* _To be done_
Write out the opening lines of the data word for word, up to and including the line with "var myChart = echarts.init(document.getElementById('chart'));", and leave every picture and every later line out.

* * * * *

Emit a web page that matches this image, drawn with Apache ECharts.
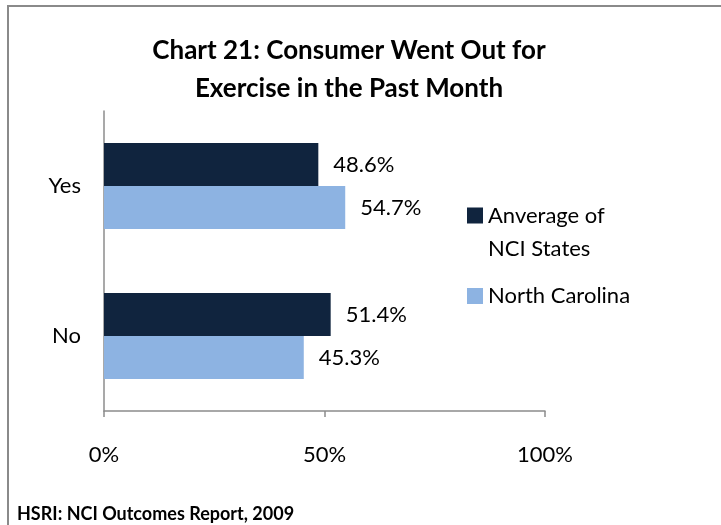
<!DOCTYPE html>
<html>
<head>
<meta charset="utf-8">
<script src="https://cdn.jsdelivr.net/npm/echarts@6/dist/echarts.min.js"></script>
<style>
    html, body { margin: 0; padding: 0; background: #fff; }
    #wrapper { position: relative; width: 721px; height: 525px; }
    #chart { width: 721px; height: 525px; }
    .frame {
        position: absolute; left: 7px; top: 5px; right: -5px; bottom: -5px;
        border-left: 2px solid #8a8a8a; border-top: 2px solid #8a8a8a;
        pointer-events: none;
    }
</style>
</head>
<body>
<div id="wrapper">
    <div id="chart"></div>
    <div class="frame"></div>
</div>
<script>
const categories = ['Yes', 'No'];
const nciAverage = [48.6, 51.4];
const northCarolina = [54.7, 45.3];
const tickLabels = ['0%', '50%', '100%'];
const seriesNames = ['Anverage of NCI States', 'North Carolina'];

const font = 'Lato, "Open Sans", sans-serif';
var myChart = echarts.init(document.getElementById('chart'));

// square at the top of a tall box, so the icon sits on the first text line
const topSquare = 'path://M0,0L16,0L16,16L0,16ZM0,49L0.01,49L0.01,48.99Z';

var option = {
    animation: false,
    textStyle: { fontFamily: font },
    title: [
        {
            text: 'Chart 21: Consumer Went Out for\nExercise in the Past Month',
            left: 344,
            top: 27,
            textAlign: 'center',
            textStyle: { fontSize: 26, fontWeight: 'bold', color: '#000', lineHeight: 38, fontFamily: font }
        },
        {
            text: 'HSRI: NCI Outcomes Report, 2009',
            left: 12,
            top: 500,
            textStyle: { fontSize: 18, fontWeight: 'bold', color: '#000', fontFamily: font }
        }
    ],
    legend: [
        {
            data: [{ name: seriesNames[0], icon: topSquare }],
            left: 467, top: 199, padding: 0,
            itemWidth: 16, itemHeight: 49,
            formatter: function () { return 'Anverage of\nNCI States'; },
            textStyle: { fontSize: 22, color: '#000', lineHeight: 33, fontFamily: font }
        },
        {
            data: [seriesNames[1]],
            left: 467, top: 285, padding: 0,
            itemWidth: 16, itemHeight: 16,
            icon: 'rect',
            textStyle: { fontSize: 22, color: '#000', fontFamily: font }
        }
    ],
    grid: { left: 104, right: 176, top: 111, bottom: 114, containLabel: false },
    xAxis: {
        type: 'value',
        min: 0, max: 100, interval: 50,
        axisLine: { show: true, lineStyle: { color: '#8c8c8c', width: 1.5 } },
        axisTick: { show: true, length: 6, lineStyle: { color: '#8c8c8c', width: 1.5 } },
        splitLine: { show: false },
        axisLabel: {
            margin: 33, fontSize: 22, color: '#000',
            formatter: function (v) { return tickLabels[v / 50]; }
        }
    },
    yAxis: {
        type: 'category',
        data: categories,
        inverse: true,
        axisLine: { lineStyle: { color: '#8c8c8c', width: 1.5 } },
        axisTick: { length: 8, lineStyle: { color: '#8c8c8c', width: 1.5 } },
        axisLabel: { margin: 23, fontSize: 22, color: '#000' }
    },
    series: [
        {
            name: seriesNames[0],
            type: 'bar',
            data: nciAverage,
            barWidth: 43,
            barGap: '0%',
            itemStyle: { color: '#10243e' },
            label: { show: true, position: 'right', distance: 15, fontSize: 22, color: '#000', formatter: '{c}%' }
        },
        {
            name: seriesNames[1],
            type: 'bar',
            data: northCarolina,
            barWidth: 43,
            barGap: '0%',
            itemStyle: { color: '#8db3e2' },
            label: { show: true, position: 'right', distance: 15, fontSize: 22, color: '#000', formatter: '{c}%' }
        }
    ]
};

option && myChart.setOption(option);
</script>
</body>
</html>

* * * * *

* _Exercise solution_
Emit a web page that matches this image, drawn with Apache ECharts.
<!DOCTYPE html>
<html>
<head>
<meta charset="utf-8">
<script src="https://cdn.jsdelivr.net/npm/echarts@6/dist/echarts.min.js"></script>
<style>
    html, body { margin: 0; padding: 0; background: #fff; }
    #wrapper { position: relative; width: 721px; height: 525px; }
    #chart { width: 721px; height: 525px; }
    .frame {
        position: absolute; left: 7px; top: 5px; right: -5px; bottom: -5px;
        border-left: 2px solid #8a8a8a; border-top: 2px solid #8a8a8a;
        pointer-events: none;
    }
</style>
</head>
<body>
<div id="wrapper">
    <div id="chart"></div>
    <div class="frame"></div>
</div>
<script>
const categories = ['Yes', 'No'];
const nciAverage = [48.6, 51.4];
const northCarolina = [54.7, 45.3];
const tickLabels = ['0%', '50%', '100%'];
const seriesNames = ['Anverage of NCI States', 'North Carolina'];

const font = 'Lato, "Open Sans", sans-serif';
var myChart = echarts.init(document.getElementById('chart'));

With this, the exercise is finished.